Sophisticated, expensive interferometers have been designed and built for the high precision, automatic reduction of real-time interference patterns. One such instrument is disclosed in Gallagher, et al., U.S. Pat. No. 3,694,088 issued Sept. 26, 1972. Another sophisticated digital interferometer is discussed in J. H. Bruning, et al., "Digital Wavefront Measuring Interferometer for Testing Optical Surfaces and Lenses," Appl. Opt. 13, pp. 2693-2703 (1974). These instruments, however, cannot reduce interferograms.
While these prior-art techniques for sensing the coordinates of the centers of fringes are useful for some applications, they cannot be used for many industrial applications. For example, in the manufacture of high precision, high volume optical components, interferograms and interferometer interference patterns must be measured in large numbers and at high speed with affordable instrumentation.
In my copending application Ser.
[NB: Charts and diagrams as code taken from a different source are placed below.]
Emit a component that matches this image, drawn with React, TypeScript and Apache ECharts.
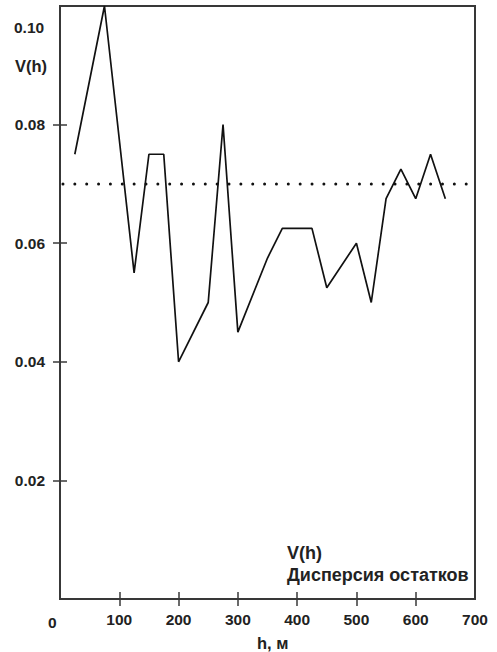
import React, { useEffect, useRef } from "react";
import * as echarts from "echarts";

const hValues = [25, 75, 125, 150, 175, 200, 250, 275, 300, 350, 375, 425, 450, 500, 525, 550, 575, 600, 625, 650];
const vValues = [0.075, 0.1, 0.055, 0.075, 0.075, 0.04, 0.05, 0.08, 0.045, 0.0575, 0.0625, 0.0625, 0.0525, 0.06, 0.05, 0.0675, 0.0725, 0.0675, 0.075, 0.0675];
const residualDispersion = 0.07;
const xTickValues = [100, 200, 300, 400, 500, 600];
const xLabelValues = [100, 200, 300, 400, 500, 600, 700];
const yTickValues = [0.02, 0.04, 0.06, 0.08];

const FONT = "'Liberation Sans', Arial, sans-serif";
const TEXT = "#222";
const AXIS = "#383838";

export default function App() {
  const ref = useRef<HTMLDivElement>(null);
  useEffect(() => {
    if (!ref.current) return;
    const chart = echarts.init(ref.current, undefined, { renderer: "svg" });
    const labelStyle = { color: TEXT, fontFamily: FONT, fontSize: 15.5, fontWeight: "bold" as const };
    chart.setOption({
      animation: false,
      backgroundColor: "#fff",
      grid: {
        left: 60, right: 22, top: 6, bottom: 53,
        show: true, borderColor: AXIS, borderWidth: 2,
        outerBoundsMode: "none",
        containLabel: false,
      },
      xAxis: [
        {
          type: "value", min: 0, max: 700, interval: 100, position: "bottom",
          axisLine: { show: true, lineStyle: { color: AXIS, width: 2 } },
          axisTick: { show: true, inside: false, length: 7, customValues: xTickValues, lineStyle: { color: AXIS, width: 1.5 } },
          axisLabel: { show: true, customValues: xLabelValues, margin: 12, ...labelStyle },
          splitLine: { show: false },
        },
        {
          type: "value", min: 0, max: 700, interval: 100, position: "bottom",
          axisLine: { show: false },
          axisTick: { show: true, inside: true, length: 7, customValues: xTickValues, lineStyle: { color: AXIS, width: 1.5 } },
          axisLabel: { show: false },
          splitLine: { show: false },
        },
      ],
      yAxis: [
        {
          type: "value", min: 0, max: 0.1, interval: 0.02, position: "left",
          axisLine: { show: true, lineStyle: { color: AXIS, width: 2 } },
          axisTick: { show: true, inside: false, length: 7, customValues: yTickValues, lineStyle: { color: AXIS, width: 1.5 } },
          axisLabel: { show: true, customValues: yTickValues, margin: 15, formatter: (v: number) => v.toFixed(2), ...labelStyle },
          splitLine: { show: false },
        },
        {
          type: "value", min: 0, max: 0.1, interval: 0.02, position: "left",
          axisLine: { show: false },
          axisTick: { show: true, inside: true, length: 7, customValues: yTickValues, lineStyle: { color: AXIS, width: 1.5 } },
          axisLabel: { show: false },
          splitLine: { show: false },
        },
      ],
      legend: {
        show: true,
        orient: "vertical",
        left: 277,
        top: 539,
        itemWidth: 0,
        itemHeight: 0,
        itemGap: 4,
        icon: "none",
        textStyle: { ...labelStyle, fontSize: 18, padding: 0 },
        data: ["V(h)", "Дисперсия остатков"],
      },
      series: [
        {
          name: "V(h)",
          type: "line",
          xAxisIndex: 0,
          yAxisIndex: 0,
          data: hValues.map((h, i) => [h, vValues[i]]),
          showSymbol: false,
          symbol: "none",
          lineStyle: { color: "#111", width: 1.7 },
          itemStyle: { color: "#111" },
        },
        {
          name: "Дисперсия остатков",
          type: "line",
          xAxisIndex: 0,
          yAxisIndex: 0,
          data: [[5, residualDispersion], [695, residualDispersion]],
          symbol: "none",
          lineStyle: { color: "#111", width: 3, type: [0.01, 11.85], cap: "round", dashOffset: 0 },
          itemStyle: { color: "#111" },
        },
      ],
      graphic: [
        { type: "text", left: 14, top: 19, style: { text: "0.10", font: `bold 15.5px ${FONT}`, fill: TEXT } },
        { type: "text", left: 15, top: 57, style: { text: "V(h)", font: `bold 16.5px ${FONT}`, fill: TEXT } },
        { type: "text", left: 48, top: 614, style: { text: "0", font: `bold 15.5px ${FONT}`, fill: TEXT } },
        { type: "text", left: 257, top: 634, style: { text: "h, м", font: `bold 16.5px ${FONT}`, fill: TEXT } },
      ],
    });
    return () => chart.dispose();
  }, []);
  return (
    <div
      ref={ref}
      style={{ position: "fixed", left: 0, top: 0, width: 497, height: 652, background: "#fff" }}
    />
  );
}
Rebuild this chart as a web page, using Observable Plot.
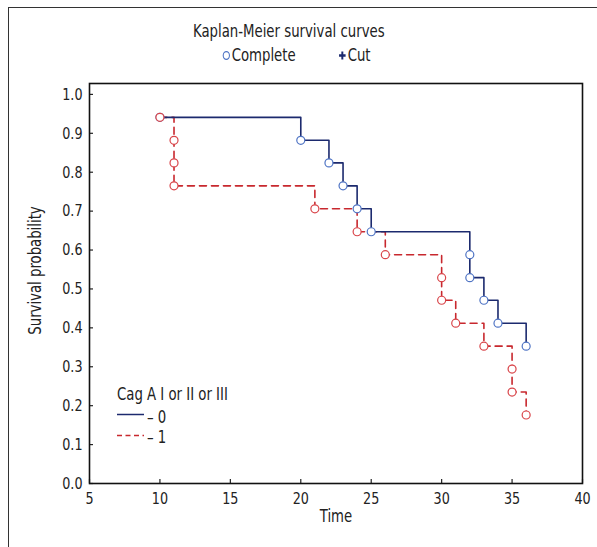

No. 788,736 filed Apr. 19, 1977, I provide an apparatus for measuring interferograms comprising (1) a source of radiant energy either in the form of a beam of light containing an interference pattern or as illumination for an interferogram, (2) means for scanning the interference pattern, (3) means for collecting and photosensing the radiant energy, and (4) means for processing the photosensor outut to produce a signature indicating the center of a fringe accurately by defining the occurrence of a dark (or bright) fringe center as the instant at which the first derivative of the photosensor output is zero and, simultaneously, the magnitude of the second derivative of the photosensor output is negative (or positive) and below (or above) a preset threshold, and providing means to perform the necessary computations.
In working with this device, I discovered that the noise and time delays involved in using the second derivative presented very serious reliability and speed problems. It is desirable to sense the fringe centers reliably in a totally automatic manner. Moreover, with real-time fringe patterns, it is desirable to complete the operation in the time interval of one TV field, i.e., 1/60 second.